Organisation der Personalarbeit
Was die Organisation der Personalarbeit innerhalb der Fraisa Holding angeht, so gibt es derzeit noch keine gruppenweite Personalabteilung. Am Stammsitz in Bellach arbeiten 1,5 – demnächst zwei – Mitarbeiter im Personalbereich. Dort, wo landesspezifisches Know-how gefordert ist, werden diese von Beratern der KPMG in Budapest oder Minneapolis unterstützt, beispielsweise beim Entwerfen und Übersetzen von Arbeitsverträgen. Rein administratorische Personalaufgaben werden direkt an den Niederlassungen vor Ort abgewickelt, allerdings auch nicht von einer Vollzeitstelle. Der jeweilige Mitarbeiter oder die jeweilige Mitarbeiterin widmet sich neben anderen Aufgaben in der Buchhaltung zu rund 20 Prozent der Personaladministration. Andere Aspekte der Personalarbeit, wie Personalentwicklung, kommen dabei natürlich zu kurz. Deshalb werden Schlüsselelemente der strategischen Personalarbeit von der Personalabteilung am Stammsitz gesteuert. Beispielsweise gibt diese zentrale Richtlinien zur Rekrutierung heraus und begleitet auch den Rekrutierungsprozess. Auch die Führungskräfteentwicklung findet grundsätzlich in der Zentrale in der Schweiz statt. Darüber hinaus befindet sich dort auch das Ausbildungszentrum „Tool School“ für den Außendienst. Die übrige Aus- und Fortbildung wird jedoch dezentral an den einzelnen Standorten abgewickelt.

Coaching aus der Patengesellschaft
Um die kulturellen Brücken zu stärken, versucht die Fraisa Personalentwicklung und Networking zu verbinden. Vor dem Start der Produktionseinheit am Standort USA beispielsweise kamen die neu rekrutierten technischen Mitarbeiter zunächst für drei Monate in die Fraisa-Serviceeinheit in Deutschland, die für diese Mitarbeiter als „Patengesellschaft“ fungiert. Dort erhielten sie zweimal fünf Wochen Ausbildung, dazwischen hatten sie zwei Wochen frei, in denen sie ihre Familie nach Deutschland einladen konnten. Anschließend begleitete sie der deutsche Produktionsleiter in die USA, um dort mit ihnen gemeinsam den Maschinenpark in Betrieb zu nehmen. Zurück in Deutschland stand er ihnen dann noch zwölf bis 24 Monate als Coach zur Verfügung. Um Sprachbarrieren frühzeitig zu beseitigen, begann Fraisa rund anderthalb Jahre vorher mit der Sprachausbildung der Mitarbeiter in der deutschen Serviceeinheit.

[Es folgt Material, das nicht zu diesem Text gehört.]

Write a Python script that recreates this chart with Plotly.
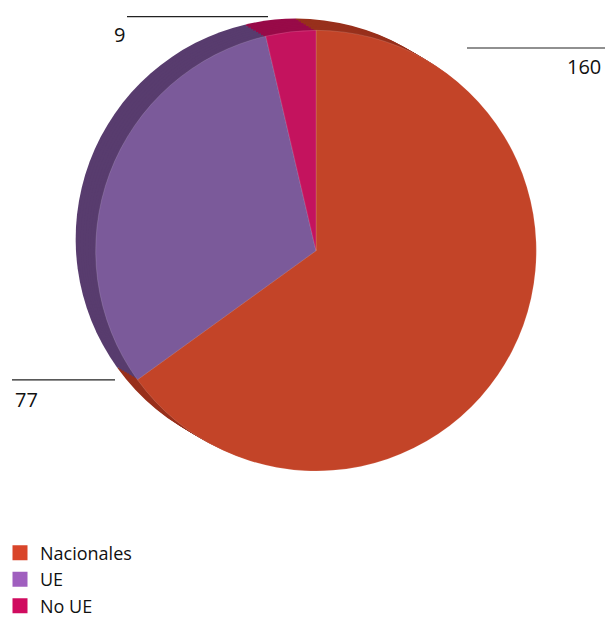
import plotly.graph_objects as go

categories = ["Nacionales", "UE", "No UE"]
values = [160, 77, 9]
top_colors = ["#C34428", "#7B5A9A", "#C4135E"]
side_colors = ["#98301C", "#583C6E", "#980A48"]
legend_colors = ["#D9452A", "#A05FBF", "#D00B5F"]

W, H = 606, 625

def X(px):
    return px / W

def Y(py):
    return 1 - py / H

def px_dom(cx, cy, r):
    return dict(x=[X(cx - r), X(cx + r)], y=[Y(cy + r), Y(cy - r)])

fig = go.Figure()

cx, cy, r = 316, 256, 225
dx, dy = -20, -12
n = 8
for i in range(n, 0, -1):
    t = i / n
    fig.add_trace(go.Pie(
        labels=categories, values=values, sort=False, direction="clockwise",
        rotation=0, marker=dict(colors=side_colors, line=dict(width=0)),
        textinfo="none", hoverinfo="skip", showlegend=False,
        domain=px_dom(cx + dx * t, cy + dy * t, r)))

fig.add_trace(go.Pie(
    labels=categories, values=values, sort=False, direction="clockwise",
    rotation=0, marker=dict(colors=top_colors, line=dict(width=0.4, color="rgba(255,255,255,0.35)")),
    textinfo="none", showlegend=False, domain=px_dom(cx, cy, r)))

for cat, col in zip(categories, legend_colors):
    fig.add_trace(go.Scatter(x=[None], y=[None], mode="markers", name=cat,
                             marker=dict(symbol="square", size=15, color=col)))

# label annotations with leader lines (pixel positions)
label_pos = [  # (line x0, x1, y, text x, text y, anchor)
    (467, 605, 49, 603, 68, "right"),
    (12, 115, 388, 13, 408, "left"),
    (127, 268, 17, 112, 35, "left"),
]
for v, (x0, x1, ly, tx, ty, anc) in zip(values, label_pos):
    fig.add_shape(type="line", xref="paper", yref="paper",
                  x0=X(x0), x1=X(x1), y0=Y(ly), y1=Y(ly),
                  line=dict(color="#222222", width=1.2))
    fig.add_annotation(xref="paper", yref="paper", x=X(tx), y=Y(ty),
                       text=str(v), showarrow=False, xanchor=anc, yanchor="middle",
                       font=dict(family="Open Sans", size=20, color="#111111"))

fig.update_layout(
    width=W, height=H, autosize=False, margin=dict(l=0, r=0, t=0, b=0),
    paper_bgcolor="white", plot_bgcolor="white",
    xaxis=dict(visible=False), yaxis=dict(visible=False),
    legend=dict(x=0.0, y=Y(546), xanchor="left", yanchor="top",
                font=dict(family="Open Sans", size=18, color="#111111"),
                tracegroupgap=0, bgcolor="rgba(0,0,0,0)"),
    showlegend=True,
)

fig.write_html("out.html",
               config={"displayModeBar": False, "responsive": False},
               post_script="document.body.style.margin='0';document.body.style.overflow='hidden';")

Wachstumsschwelle: Personal- und Organisationsentwicklung
Besondere Herausforderungen für die Personal- und Organisationsentwicklung erwartet Fraisa vor allem, wenn die Auslandsgesellschaften eine bestimmte Wachstumsschwelle überschreiten. Zu Beginn der Aufbauphase macht jeder Mitarbeiter alles, das heißt, es sind vor allem Pragmatiker gefragt. Mit zunehmender Größe ändert sich dies. Ein Unternehmen mit 30 Mitarbeitern braucht andere Führungstypen wie eines mit drei Mitarbeitern. Das heißt, die Leiter müssen entweder eine persönliche Entwicklung durchmachen oder ausgetauscht werden.
Außerdem müssen mit zunehmender Belegschaft Strukturen geschaffen werden, beispielsweise eine zweite Führungsebene herangebildet und das gewachsene Unternehmen in kleinere Einheiten untergliedert werden. Die Produktionsniederlassung in Ungarn hat mittlerweile 30 Mitarbeiter und damit gerade eine solche Wachstumsschwelle erreicht. Die Führungskräfte der „ersten Stunde“ werden dort durch gezielte Personalentwicklungsmaßnahmen begleitet, damit sie sich vom Vorkämpfer zum Manager entwickeln. Für die Vertriebsniederlassung in den USA (derzeit 14 Mitarbeiter) wird die kritische Wachstumsschwelle für 2007 erwartet. Die Organisation ist darauf bereits vorbereitet. Dort werden die Vertriebsgebiete geografisch unterteilt. Neben dem Geschäftsführer gibt es dann eine zweite Führungsebene aus drei Gebietsverkaufsleitern, denen jeweils drei bis vier Mitarbeiter unterstellt sein werden und die ihren Bereich eigenständig als Profit Center führen.